Кстати, в этой своей речи Михаил Шолохов резко высказался и о произведениях Константина Симонова: «К. Симонов отнюдь не новобранец в литературе, а достаточно пожилой и опытный боец. Написал он тоже достаточно много и во всех жанрах, которые свойственны литературе. Но когда я перечитываю его произведения, меня не покидает ощущение того, что писал он, стремясь к одному — лишь бы вытянуть на четверку, а то и на тройку с плюсом. А ведь он, бесспорно, талантливый писатель, и его нежелание (о неумении тут не может быть и речи) отдать произведению всего себя, целиком, заставляет тревожно задумываться. Чему могут научиться у Симонова молодые писатели? Разве только скорописи да совершенно не обязательному для писателя умению дипломатического маневрирования. Для большого писателя этих способностей, прямо скажу, маловато. Особую тревогу вызывает его последняя книга: с виду все гладко, все на месте, а дочитаешь до конца — и создается такое впечатление, как будто тебя, голодного, пригласили на званый обед и угостили тюрей, и то не досыта. И досадно тебе, и голодно, и в душе проклинаешь скрягу хозяина.
Не первый год пишет т. Симонов. Пора уже ему оглянуться на пройденный им писательский путь и подумать о том, что наступит час, когда найдется некий мудрец и зрячий мальчик, который, указывая на т. Симонова, скажет: «А король-то голый!» Неохота нам, Константин Михайлович, будет смотреть на твою наготу, а поэтому, не обижаясь, прими наш дружеский совет: одевайся поскорее поплотнее, да одежку выбирай такую, чтобы ей век износу не было!».

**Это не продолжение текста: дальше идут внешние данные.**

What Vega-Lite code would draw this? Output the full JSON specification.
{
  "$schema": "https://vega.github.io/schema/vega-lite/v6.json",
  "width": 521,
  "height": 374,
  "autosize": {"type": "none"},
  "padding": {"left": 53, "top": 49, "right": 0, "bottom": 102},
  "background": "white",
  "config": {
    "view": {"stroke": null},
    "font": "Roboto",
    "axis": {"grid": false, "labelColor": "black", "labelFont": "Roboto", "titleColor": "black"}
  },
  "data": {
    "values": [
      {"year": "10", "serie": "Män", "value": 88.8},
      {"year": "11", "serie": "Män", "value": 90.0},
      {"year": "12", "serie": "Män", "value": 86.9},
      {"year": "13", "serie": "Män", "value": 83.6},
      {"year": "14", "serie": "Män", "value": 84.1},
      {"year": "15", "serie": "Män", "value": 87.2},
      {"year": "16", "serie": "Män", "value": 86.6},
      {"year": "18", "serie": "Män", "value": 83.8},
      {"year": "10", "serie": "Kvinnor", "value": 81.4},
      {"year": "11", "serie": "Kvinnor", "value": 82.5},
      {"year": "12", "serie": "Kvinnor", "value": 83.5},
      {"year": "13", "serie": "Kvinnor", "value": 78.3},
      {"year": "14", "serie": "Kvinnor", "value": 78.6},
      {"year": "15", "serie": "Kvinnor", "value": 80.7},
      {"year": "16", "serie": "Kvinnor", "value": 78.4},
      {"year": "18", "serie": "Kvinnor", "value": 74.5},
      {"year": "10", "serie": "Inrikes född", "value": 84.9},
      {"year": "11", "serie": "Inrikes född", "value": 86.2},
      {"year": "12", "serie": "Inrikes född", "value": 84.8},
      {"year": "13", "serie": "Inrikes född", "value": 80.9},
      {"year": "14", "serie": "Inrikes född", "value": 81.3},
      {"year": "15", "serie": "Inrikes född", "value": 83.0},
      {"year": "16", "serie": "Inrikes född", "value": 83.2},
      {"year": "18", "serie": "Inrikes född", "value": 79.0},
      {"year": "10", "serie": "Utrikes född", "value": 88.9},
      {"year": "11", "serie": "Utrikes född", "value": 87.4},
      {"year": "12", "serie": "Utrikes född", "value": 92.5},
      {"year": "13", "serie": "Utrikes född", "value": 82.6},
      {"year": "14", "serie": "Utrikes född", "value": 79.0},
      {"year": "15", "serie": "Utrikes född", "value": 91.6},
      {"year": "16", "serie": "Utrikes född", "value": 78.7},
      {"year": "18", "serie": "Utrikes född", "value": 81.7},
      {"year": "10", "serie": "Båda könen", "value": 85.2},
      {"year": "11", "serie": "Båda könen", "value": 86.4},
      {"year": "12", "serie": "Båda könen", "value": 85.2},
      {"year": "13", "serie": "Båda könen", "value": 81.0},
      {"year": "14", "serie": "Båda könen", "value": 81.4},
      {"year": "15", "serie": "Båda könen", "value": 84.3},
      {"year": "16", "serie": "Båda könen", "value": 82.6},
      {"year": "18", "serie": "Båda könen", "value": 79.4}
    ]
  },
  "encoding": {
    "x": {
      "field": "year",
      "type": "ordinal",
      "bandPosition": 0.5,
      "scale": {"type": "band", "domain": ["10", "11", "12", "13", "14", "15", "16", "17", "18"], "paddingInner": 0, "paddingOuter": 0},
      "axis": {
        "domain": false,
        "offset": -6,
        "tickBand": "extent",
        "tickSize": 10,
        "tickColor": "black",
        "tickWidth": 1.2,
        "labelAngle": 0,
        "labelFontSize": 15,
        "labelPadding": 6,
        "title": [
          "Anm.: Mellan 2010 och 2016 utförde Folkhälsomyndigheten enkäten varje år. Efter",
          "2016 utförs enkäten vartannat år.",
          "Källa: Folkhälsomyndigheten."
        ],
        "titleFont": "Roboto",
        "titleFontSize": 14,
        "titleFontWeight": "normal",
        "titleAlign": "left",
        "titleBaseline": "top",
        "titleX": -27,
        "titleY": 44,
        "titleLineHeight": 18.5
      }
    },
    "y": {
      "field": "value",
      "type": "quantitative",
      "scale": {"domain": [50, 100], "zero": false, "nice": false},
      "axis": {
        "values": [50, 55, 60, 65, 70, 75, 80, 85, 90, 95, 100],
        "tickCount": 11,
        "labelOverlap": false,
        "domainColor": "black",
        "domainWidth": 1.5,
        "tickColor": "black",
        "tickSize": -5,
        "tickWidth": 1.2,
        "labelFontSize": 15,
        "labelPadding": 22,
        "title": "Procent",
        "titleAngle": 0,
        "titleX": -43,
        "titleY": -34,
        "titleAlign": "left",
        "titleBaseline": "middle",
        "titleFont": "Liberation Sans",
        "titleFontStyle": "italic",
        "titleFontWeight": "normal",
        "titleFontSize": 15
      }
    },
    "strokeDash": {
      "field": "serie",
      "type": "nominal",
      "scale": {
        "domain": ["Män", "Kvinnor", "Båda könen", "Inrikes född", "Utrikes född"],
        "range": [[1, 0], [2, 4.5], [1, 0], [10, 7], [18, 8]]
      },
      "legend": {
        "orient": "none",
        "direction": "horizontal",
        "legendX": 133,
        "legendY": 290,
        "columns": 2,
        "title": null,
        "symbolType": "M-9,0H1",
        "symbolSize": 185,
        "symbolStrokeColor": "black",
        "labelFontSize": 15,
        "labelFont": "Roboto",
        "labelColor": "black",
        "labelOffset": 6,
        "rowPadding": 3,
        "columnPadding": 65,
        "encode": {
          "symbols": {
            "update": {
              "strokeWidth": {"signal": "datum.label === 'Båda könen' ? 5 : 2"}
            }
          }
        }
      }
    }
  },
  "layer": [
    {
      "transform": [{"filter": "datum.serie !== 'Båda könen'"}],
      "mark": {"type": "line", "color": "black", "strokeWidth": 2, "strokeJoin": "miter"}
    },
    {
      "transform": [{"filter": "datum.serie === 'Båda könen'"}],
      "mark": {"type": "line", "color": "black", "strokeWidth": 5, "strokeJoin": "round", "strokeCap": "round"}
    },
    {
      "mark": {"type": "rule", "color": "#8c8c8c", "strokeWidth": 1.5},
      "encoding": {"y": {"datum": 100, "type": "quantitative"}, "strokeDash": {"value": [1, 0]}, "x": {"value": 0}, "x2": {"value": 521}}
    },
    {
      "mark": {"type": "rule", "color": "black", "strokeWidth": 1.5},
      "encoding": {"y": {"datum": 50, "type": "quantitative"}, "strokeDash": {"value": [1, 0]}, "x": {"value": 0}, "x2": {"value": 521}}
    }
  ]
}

Выступал Шолохов почти семьдесят лет назад в совсем другой стране, где проблемы в литературе были совсем иными, но о литературных премиях его слова звучат так, словно он их говорил сегодня. «При такой системе (литпремий) мы сами разучимся отличать золото от меди, а окончательно дезориентированный читатель будет настораживаться, увидев книгу очередного лауреата.
На днях я увидел человека в штатском — вся грудь в золоте и медалях. Батюшки, думаю, неужели воскрес Иван Поддубный? Пригляделся — фигура не борцовская: оказывается, это не то кинорежиссер, не то кинооператор. Нет, товарищи писатели, давайте лучше блистать книгами, а не медалями».
Я знаю несколько малоизвестных литераторов, которые, если нацепят все медальки, положенные лауреатам литпремий, то места на пиджаке не хватит, придётся крепить на брюки. А вот почему короткий отрезок нашей истории времён Никиты Хрущева назвали по имени этой общепризнанно слабой повести, для меня осталось загадкой.